# 2002 Jetta 1.8. ASR and ABS and Brake light on



## maxlow3507 (Jul 19, 2009)

I just purchased a 2002 Jetta 1.8 turbo. My brake light, ABS and ASR lights came on and will not shut off. Does anyone know what may cause this and how serious it is??


----------



## 2000Jet1.8T (Mar 25, 2009)

How are the pads and rotors? It sounds like a bad sensor but always check the easy stuff first.

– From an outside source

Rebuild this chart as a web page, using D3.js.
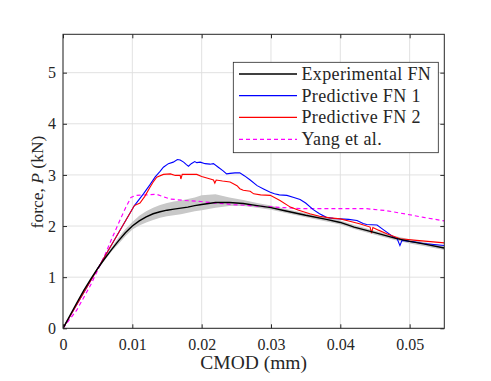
<!DOCTYPE html>
<html><head><meta charset="utf-8">
<script src="https://cdn.jsdelivr.net/npm/d3@7"></script>
<style>body{margin:0;background:#fff}svg{display:block}</style>
</head><body><svg id="c" width="491" height="381"></svg>
<script>
const xTicks=[0,0.01,0.02,0.03,0.04,0.05];
const yTicks=[0,1,2,3,4,5];
const xTickLabels=["0","0.01","0.02","0.03","0.04","0.05"];
const yTickLabels=["0","1","2","3","4","5"];
const seriesNames=["Experimental FN","Predictive FN 1","Predictive FN 2","Yang et al."];

const expX=[0,0.001,0.002,0.003,0.004,0.005,0.006,0.007,0.008,0.009,0.010,0.011,0.012,0.013,0.014,0.015,0.016,0.017,0.018,0.019,0.020,0.022,0.024,0.026,0.028,0.030,0.032,0.035,0.038,0.040,0.042,0.045,0.048,0.050,0.052,0.055];
const expY=[0,0.25,0.50,0.74,0.96,1.17,1.36,1.54,1.71,1.87,2.00,2.10,2.18,2.24,2.28,2.31,2.33,2.35,2.37,2.40,2.42,2.46,2.46,2.44,2.40,2.36,2.30,2.21,2.13,2.07,1.98,1.87,1.76,1.70,1.65,1.57];
const expLow=[0,0.25,0.50,0.74,0.95,1.15,1.33,1.50,1.65,1.80,1.93,2.01,2.07,2.12,2.16,2.19,2.21,2.23,2.26,2.29,2.31,2.36,2.39,2.39,2.36,2.32,2.26,2.17,2.09,2.03,1.94,1.83,1.72,1.66,1.61,1.53];
const expHigh=[0,0.25,0.50,0.74,0.97,1.19,1.39,1.58,1.77,1.94,2.08,2.20,2.29,2.36,2.41,2.45,2.48,2.50,2.53,2.56,2.60,2.62,2.56,2.51,2.45,2.40,2.34,2.25,2.17,2.11,2.02,1.91,1.80,1.74,1.69,1.61];

const fn1X=[0,0.0103,0.0116,0.0125,0.0133,0.0140,0.01448,0.0152,0.0159,0.0165,0.0169,0.0174,0.0178,0.0181,0.0185,0.0190,0.0193,0.0198,0.0205,0.0212,0.0217,0.0224,0.0231,0.0236,0.0241,0.0248,0.0255,0.0262,0.0270,0.0280,0.0290,0.0299,0.0305,0.0312,0.0323,0.0333,0.0342,0.0350,0.0361,0.0370,0.0380,0.0390,0.0400,0.0412,0.0424,0.0433,0.0438,0.0453,0.0460,0.0467,0.0475,0.0482,0.0486,0.0489,0.0500,0.0506,0.0520,0.0550];
const fn1Y=[0,2.40,2.63,2.80,2.96,3.07,3.15,3.22,3.25,3.30,3.29,3.25,3.20,3.17,3.22,3.26,3.24,3.25,3.22,3.21,3.22,3.15,3.08,3.02,3.03,3.04,3.04,2.98,2.90,2.79,2.72,2.66,2.63,2.61,2.60,2.56,2.52,2.45,2.32,2.24,2.17,2.15,2.14,2.13,2.11,2.05,2.03,2.02,1.95,1.88,1.80,1.75,1.62,1.72,1.70,1.69,1.66,1.62];

const fn2X=[0,0.0103,0.0111,0.0118,0.01255,0.0131,0.01352,0.01448,0.0155,0.0162,0.0169,0.0170,0.0172,0.0180,0.0193,0.0200,0.0210,0.0217,0.0219,0.0221,0.0230,0.0241,0.0251,0.0255,0.0260,0.0270,0.0275,0.0285,0.0299,0.0313,0.0328,0.0340,0.0356,0.0370,0.0385,0.0400,0.0415,0.0429,0.0443,0.0445,0.0447,0.0455,0.0467,0.0486,0.0510,0.0550];
const fn2Y=[0,2.40,2.45,2.58,2.76,2.88,2.955,3.01,3.02,2.99,2.99,2.92,3.01,3.01,3.01,2.97,2.93,2.90,2.84,2.90,2.88,2.86,2.79,2.73,2.70,2.68,2.63,2.61,2.60,2.50,2.37,2.31,2.24,2.19,2.16,2.14,2.09,2.04,1.98,1.86,1.97,1.92,1.85,1.75,1.72,1.67];

const yangX=[0,0.002,0.004,0.006,0.007,0.008,0.009,0.0098,0.0105,0.012,0.0135,0.0154,0.0175,0.0198,0.0220,0.0246,0.0270,0.0294,0.0320,0.0342,0.0390,0.0438,0.0467,0.0496,0.0520,0.0550];
const yangY=[0,0.36,0.85,1.42,1.74,2.05,2.35,2.56,2.60,2.61,2.62,2.53,2.50,2.48,2.45,2.42,2.40,2.38,2.36,2.34,2.34,2.34,2.30,2.23,2.17,2.10];

const FONT="Liberation Serif";
const TXT="#262626";
const svg=d3.select("#c");
const L=63,R=444.3,T=34.3,B=328.3;
const x=d3.scaleLinear().domain([0,0.055]).range([L,R]);
const y=d3.scaleLinear().domain([0,5.75]).range([B,T]);

// grid
const g=svg.append("g");
g.selectAll(".gx").data(xTicks).join("line").attr("x1",d=>x(d)).attr("x2",d=>x(d)).attr("y1",T).attr("y2",B).attr("stroke","#dedede").attr("stroke-width",0.9);
g.selectAll(".gy").data(yTicks).join("line").attr("y1",d=>y(d)).attr("y2",d=>y(d)).attr("x1",L).attr("x2",R).attr("stroke","#dedede").attr("stroke-width",0.9);

// band
const band=expX.map((d,i)=>({x:d,lo:expLow[i],hi:expHigh[i]}));
svg.append("path").datum(band).attr("d",d3.area().x(d=>x(d.x)).y0(d=>y(d.lo)).y1(d=>y(d.hi))).attr("fill","#c8c8c8");

const line=d3.line().x(d=>x(d[0])).y(d=>y(d[1]));
svg.append("clipPath").attr("id","cp").append("rect").attr("x",L).attr("y",T).attr("width",R-L).attr("height",B-T);
const P=svg.append("g").attr("clip-path","url(#cp)");
P.append("path").datum(yangX.map((d,i)=>[d,yangY[i]])).attr("d",line).attr("fill","none").attr("stroke","#ff00ff").attr("stroke-width",1.2).attr("stroke-dasharray","4,3");
P.append("path").datum(fn1X.map((d,i)=>[d,fn1Y[i]])).attr("d",line).attr("fill","none").attr("stroke","#0000ff").attr("stroke-width",1.1);
P.append("path").datum(fn2X.map((d,i)=>[d,fn2Y[i]])).attr("d",line).attr("fill","none").attr("stroke","#ff0000").attr("stroke-width",1.1);
P.append("path").datum(expX.map((d,i)=>[d,expY[i]])).attr("d",line).attr("fill","none").attr("stroke","#000").attr("stroke-width",1.4);

// axes
const ax=svg.append("g").attr("transform",`translate(0,${B})`).call(d3.axisBottom(x).tickValues(xTicks).tickFormat((d,i)=>xTickLabels[i]).tickSize(-4).tickPadding(10));
const ay=svg.append("g").attr("transform",`translate(${L},0)`).call(d3.axisLeft(y).tickValues(yTicks).tickFormat((d,i)=>yTickLabels[i]).tickSize(-4).tickPadding(7));
const axT=svg.append("g").attr("transform",`translate(0,${T})`).call(d3.axisTop(x).tickValues(xTicks).tickFormat("").tickSize(-4));
const ayR=svg.append("g").attr("transform",`translate(${R},0)`).call(d3.axisRight(y).tickValues(yTicks).tickFormat("").tickSize(-4));
[ax,ay,axT,ayR].forEach(a=>{a.attr("font-family",FONT).attr("font-size",16);a.select(".domain").remove();a.selectAll("line").attr("stroke","#262626");a.selectAll("text").attr("font-family",FONT).attr("font-size",16).attr("fill",TXT);});
svg.append("rect").attr("x",L).attr("y",T).attr("width",R-L).attr("height",B-T).attr("fill","none").attr("stroke","#262626").attr("stroke-width",1);

// labels
svg.append("text").attr("x",(L+R)/2).attr("y",369).attr("text-anchor","middle").attr("font-family",FONT).attr("font-size",19.5).attr("fill",TXT).text("CMOD (mm)");
const yl=svg.append("text").attr("transform",`translate(43,182) rotate(-90)`).attr("text-anchor","middle").attr("font-family",FONT).attr("font-size",17.5).attr("fill",TXT);
yl.append("tspan").text("force, ");
yl.append("tspan").attr("font-style","italic").text("P");
yl.append("tspan").text(" (kN)");

// legend
const lg=svg.append("g");
lg.append("rect").attr("x",233.3).attr("y",62.3).attr("width",205).attr("height",90.4).attr("fill","#fff").attr("stroke","#262626").attr("stroke-width",0.8);
const cols=["#000","#0000ff","#ff0000","#ff00ff"];
const ly=[74,95.7,117.3,139.3];
seriesNames.forEach((n,i)=>{
  lg.append("line").attr("x1",239).attr("x2",297).attr("y1",ly[i]).attr("y2",ly[i]).attr("stroke",cols[i]).attr("stroke-width",1.3).attr("stroke-dasharray",i===3?"4,3":null);
  lg.append("text").attr("x",301.5).attr("y",ly[i]+6).attr("font-family",FONT).attr("font-size",18).attr("letter-spacing",0.35).attr("fill",TXT).text(n);
});
</script></body></html>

Try to get the codes read by an OBD and you will have a better idea.


----------



## GTijoejoe (Oct 6, 2001)

*Re: 2002 Jetta 1.8. ASR and ABS and Brake light on (maxlow3507)*

I added to your poll


----------



## 2.0Jetta03 (Dec 24, 2008)

Max Have you figured out the problem yet? my buddy has a 03' 1.8t that just started doing the same thing....Any info you have would help.


----------



## GTijoejoe (Oct 6, 2001)

*Re: (2.0Jetta03)*

99% of the time it is a wheel speed sensor... if your lights are on, than your modulator does not function.. so no ABS, no EBD, no ASR.. etc.


----------



## cdhelton (Jun 6, 2009)

*Re: 2002 Jetta 1.8. ASR and ABS and Brake light on (maxlow3507)*

check fuses on top of battery the 3 green ones take em out and sand em and put back. had same problem shop wanted to charge me 795 plus labor. cleaned fuses lights off!!!


----------



## dosmas (May 16, 2007)

*Re: (GTijoejoe)*


_Quote, originally posted by *GTijoejoe* »_99% of the time it is a wheel speed sensor... if your lights are on, than your modulator does not function.. so no ABS, no EBD, no ASR.. etc.


voted and this.^^


----------



## rumblems (Sep 4, 2009)

*Re: 2002 Jetta 1.8. ASR and ABS and Brake light on (maxlow3507)*

more than likely you have faulty connection dissconnect abs connector
and fuses than reconnect always easier to check easy stuff first


----------